Our study supports these clinical findings in that differences in ATFL elongation were not significant between the various test conditions with protected isolated dorsiflexion/plantarflexion. This finding suggests that ATFL elongation is not a concern when the ligament is subjected to protected early mobilization after repair. A possible explanation for this result is that the articular topography of the ankle joint controls ankle motion and ligament tension within a physiologic range of motion and the ligaments act only as secondary restraints to prevent the ankle from moving grossly out of position. This possible interpretation is consistent with results of Tochigi et al., ¹⁸ who demonstrated the principal structures that control stance phase ankle motion are articular surfaces rather than the periarticular ligaments. Inversion with range of motion is an important factor distinguishing the current findings from that previous study, and our study did not simulate weightbearing. However, the current data suggest comparison with these earlier findings may be valid.

In the current study, elongation of the ATFL in the unprotected repaired specimens was significantly higher than motion in the protected repaired state and all other states tested. Also, final elongation was significantly higher than initial elongation during cycling of the unprotected repaired specimens. It is not known whether the increased elongation of the ATFL with unprotected range of motion found in this study correlates with a clinically important threshold. However, the lack of difference between the intact, sectioned, and repaired ligaments under protected motion and the significantly increased elongation that occurred with unprotected motion appears to support the clinical use of a boot to restrict early range of motion after ligament repair.

There were several important limitations of this study. The testing of ligaments in elderly cadaveric specimens does not fully reproduce the tissue characteristics seen clinically in young athletic patients in whom this surgery is commonly performed. We are not able to simulate in vivo healing and remodeling in this model. Our model assumes that use of an immobilizing strap mimics the limitation of inversion produced by a standard boot brace. Although exact comparison to a boot brace is not possible, we expect that the boot brace is far more effective in limiting inversion than our strap in this study. We selected two arbitrary points in the ATFL for measurement of elongation in this study. We were able to obtain consistent results using these points, but the results could have been different if other points on the origin and insertion had been selected. Finally, our protocol includes nonweightbearing testing that supports the use of early protected motion but does not address the effect of weightbearing on ATFL repair. Further study with loading could help answer this question. Although we found significant differences for the protected versus unprotected groups, the power to detect differences among the protected groups was low. However, the small differences found between the protected groups suggest these differences may be clinically unimportant.

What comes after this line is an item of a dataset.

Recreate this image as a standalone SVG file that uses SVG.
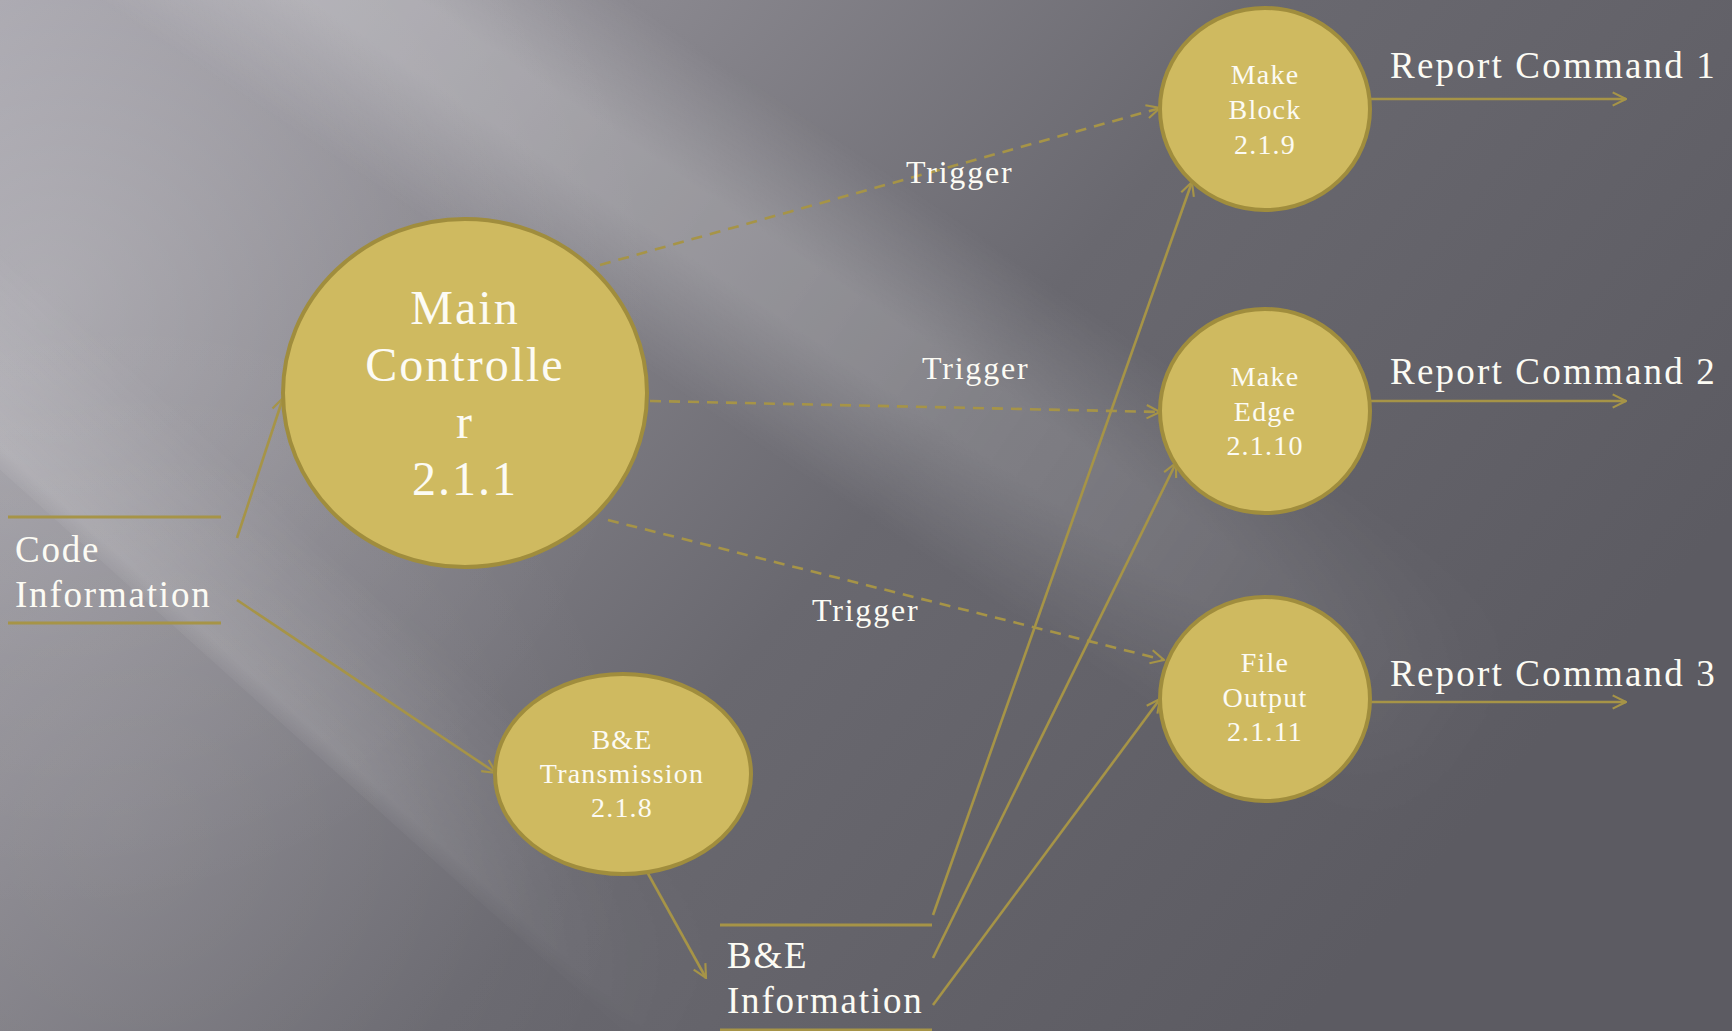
<svg xmlns="http://www.w3.org/2000/svg" width="1732" height="1031" viewBox="0 0 1732 1031">
  <style>
    .bubble { fill: #cfba60; stroke: #a08d3d; stroke-width: 4; }
    .flow { fill: none; stroke: #a69447; stroke-width: 2.6; }
    .trig { fill: none; stroke: #a69447; stroke-width: 2.6; stroke-dasharray: 11 8; }
    .store { stroke: #a69447; stroke-width: 3; }
    .lbl { fill: #fcfbf4; font-family: "Liberation Serif", "Times New Roman", serif; }
    .big { font-size: 48px; letter-spacing: 2px; text-anchor: middle; }
    .small { font-size: 28px; letter-spacing: 1.2px; text-anchor: middle; }
    .trg { font-size: 32px; letter-spacing: 1.8px; }
    .rep { font-size: 37px; letter-spacing: 2.2px; }
    .data { font-size: 37px; letter-spacing: 1.8px; }
  </style>
  <defs>
    <linearGradient id="bgBase" x1="0" y1="0" x2="1" y2="0.5">
      <stop offset="0" stop-color="#a6a4ac"/>
      <stop offset="0.3" stop-color="#8a888f"/>
      <stop offset="0.6" stop-color="#69686f"/>
      <stop offset="1" stop-color="#5c5b62"/>
    </linearGradient>
    <radialGradient id="glow" cx="40" cy="300" r="620" gradientUnits="userSpaceOnUse">
      <stop offset="0" stop-color="#ffffff" stop-opacity="0.2"/>
      <stop offset="0.6" stop-color="#ffffff" stop-opacity="0.05"/>
      <stop offset="1" stop-color="#ffffff" stop-opacity="0"/>
    </radialGradient>
    <radialGradient id="lowGlow" cx="120" cy="820" r="520" gradientUnits="userSpaceOnUse">
      <stop offset="0" stop-color="#ffffff" stop-opacity="0.08"/>
      <stop offset="1" stop-color="#ffffff" stop-opacity="0"/>
    </radialGradient>
    <linearGradient id="bandAcross" x1="0" y1="0" x2="0" y2="1">
      <stop offset="0" stop-color="#ffffff" stop-opacity="0"/>
      <stop offset="0.4" stop-color="#ffffff" stop-opacity="0.26"/>
      <stop offset="0.6" stop-color="#ffffff" stop-opacity="0.26"/>
      <stop offset="1" stop-color="#ffffff" stop-opacity="0"/>
    </linearGradient>
    <linearGradient id="edgeGlow" x1="0" y1="0" x2="0" y2="1">
      <stop offset="0" stop-color="#ffffff" stop-opacity="0"/>
      <stop offset="0.9" stop-color="#ffffff" stop-opacity="0.16"/>
      <stop offset="1" stop-color="#ffffff" stop-opacity="0.05"/>
    </linearGradient>
    <linearGradient id="bandAlong" x1="0" y1="0" x2="1" y2="0">
      <stop offset="0" stop-color="#ffffff" stop-opacity="1"/>
      <stop offset="0.6" stop-color="#ffffff" stop-opacity="0.75"/>
      <stop offset="1" stop-color="#ffffff" stop-opacity="0"/>
    </linearGradient>
    <mask id="fadeAlong" maskContentUnits="objectBoundingBox">
      <rect x="0" y="0" width="1" height="1" fill="url(#bandAlong)"/>
    </mask>
    <marker id="chev" viewBox="0 0 12 12" refX="11" refY="6" markerWidth="16" markerHeight="16" markerUnits="userSpaceOnUse" orient="auto">
      <path d="M1,1 L11,6 L1,11" fill="none" stroke="#a69447" stroke-width="1.6"/>
    </marker>
  </defs>

  <!-- backdrop with diagonal light streaks -->
  <rect width="1732" height="1031" fill="url(#bgBase)"/>
  <rect width="1732" height="1031" fill="url(#glow)"/>
  <rect width="1732" height="1031" fill="url(#lowGlow)"/>
  <g transform="translate(365 0) rotate(34)">
    <rect x="-400" y="-150" width="1750" height="300" fill="url(#bandAcross)" mask="url(#fadeAlong)"/>
  </g>
  <g transform="translate(0 470) rotate(42)">
    <rect x="-200" y="-170" width="1100" height="170" fill="url(#edgeGlow)" mask="url(#fadeAlong)"/>
  </g>

  <!-- connectors -->
  <g id="connectors">
    <line class="flow" x1="237" y1="538" x2="283" y2="398" marker-end="url(#chev)"/>
    <line class="flow" x1="237" y1="600" x2="496" y2="773" marker-end="url(#chev)"/>
    <line class="flow" x1="646" y1="870" x2="706" y2="978" marker-end="url(#chev)"/>
    <line class="trig" x1="600" y1="265" x2="1160" y2="108" marker-end="url(#chev)"/>
    <line class="trig" x1="650" y1="401" x2="1160" y2="412" marker-end="url(#chev)"/>
    <line class="trig" x1="608" y1="520" x2="1164" y2="660" marker-end="url(#chev)"/>
    <line class="flow" x1="933" y1="915" x2="1192" y2="182" marker-end="url(#chev)"/>
    <line class="flow" x1="933" y1="958" x2="1176" y2="463" marker-end="url(#chev)"/>
    <line class="flow" x1="933" y1="1005" x2="1160" y2="699" marker-end="url(#chev)"/>
    <line class="flow" x1="1371" y1="99" x2="1626" y2="99" marker-end="url(#chev)"/>
    <line class="flow" x1="1371" y1="401" x2="1626" y2="401" marker-end="url(#chev)"/>
    <line class="flow" x1="1371" y1="702" x2="1626" y2="702" marker-end="url(#chev)"/>
  </g>

  <g id="code-information">
    <line class="store" x1="8" y1="517" x2="221" y2="517"/>
    <line class="store" x1="8" y1="623" x2="221" y2="623"/>
    <text class="lbl data" x="15"><tspan x="15" y="562">Code</tspan><tspan x="15" y="607">Information</tspan></text>
  </g>

  <g id="be-information">
    <line class="store" x1="720" y1="925" x2="932" y2="925"/>
    <line class="store" x1="720" y1="1030" x2="932" y2="1030"/>
    <text class="lbl data" x="727"><tspan x="727" y="968">B&amp;E</tspan><tspan x="727" y="1013">Information</tspan></text>
  </g>

  <g id="main-controller">
    <ellipse class="bubble" cx="465" cy="393" rx="182" ry="174"/>
    <text class="lbl big"><tspan x="465" y="324">Main</tspan><tspan x="465" y="381">Controlle</tspan><tspan x="465" y="438">r</tspan><tspan x="465" y="495">2.1.1</tspan></text>
  </g>

  <g id="be-transmission">
    <ellipse class="bubble" cx="623" cy="774" rx="128" ry="100"/>
    <text class="lbl small"><tspan x="622" y="749">B&amp;E</tspan><tspan x="622" y="783">Transmission</tspan><tspan x="622" y="817">2.1.8</tspan></text>
  </g>

  <g id="make-block">
    <ellipse class="bubble" cx="1265" cy="109" rx="105" ry="101"/>
    <text class="lbl small"><tspan x="1265" y="84">Make</tspan><tspan x="1265" y="119">Block</tspan><tspan x="1265" y="154">2.1.9</tspan></text>
  </g>

  <g id="make-edge">
    <ellipse class="bubble" cx="1265" cy="411" rx="105" ry="102"/>
    <text class="lbl small"><tspan x="1265" y="386">Make</tspan><tspan x="1265" y="421">Edge</tspan><tspan x="1265" y="455">2.1.10</tspan></text>
  </g>

  <g id="file-output">
    <ellipse class="bubble" cx="1265" cy="699" rx="105" ry="102"/>
    <text class="lbl small"><tspan x="1265" y="672">File</tspan><tspan x="1265" y="707">Output</tspan><tspan x="1265" y="741">2.1.11</tspan></text>
  </g>

  <g id="flow-labels">
    <text class="lbl trg" x="906" y="183">Trigger</text>
    <text class="lbl trg" x="922" y="379">Trigger</text>
    <text class="lbl trg" x="812" y="621">Trigger</text>
    <text class="lbl rep" x="1390" y="78">Report Command 1</text>
    <text class="lbl rep" x="1390" y="384">Report Command 2</text>
    <text class="lbl rep" x="1390" y="686">Report Command 3</text>
  </g>
</svg>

In conclusion, the use of protected isolated dorsiflexion/plantarflexion range of motion of the ankle after lateral ankle ligament reconstruction was not associated with elongation of the ATFL in this limited cadaver study. Elongation of the ATFL was significantly higher with unprotected range of motion after ATFL repair, suggesting that protected range of motion may prevent injury to the repaired ligament with its subsequent decreased stability.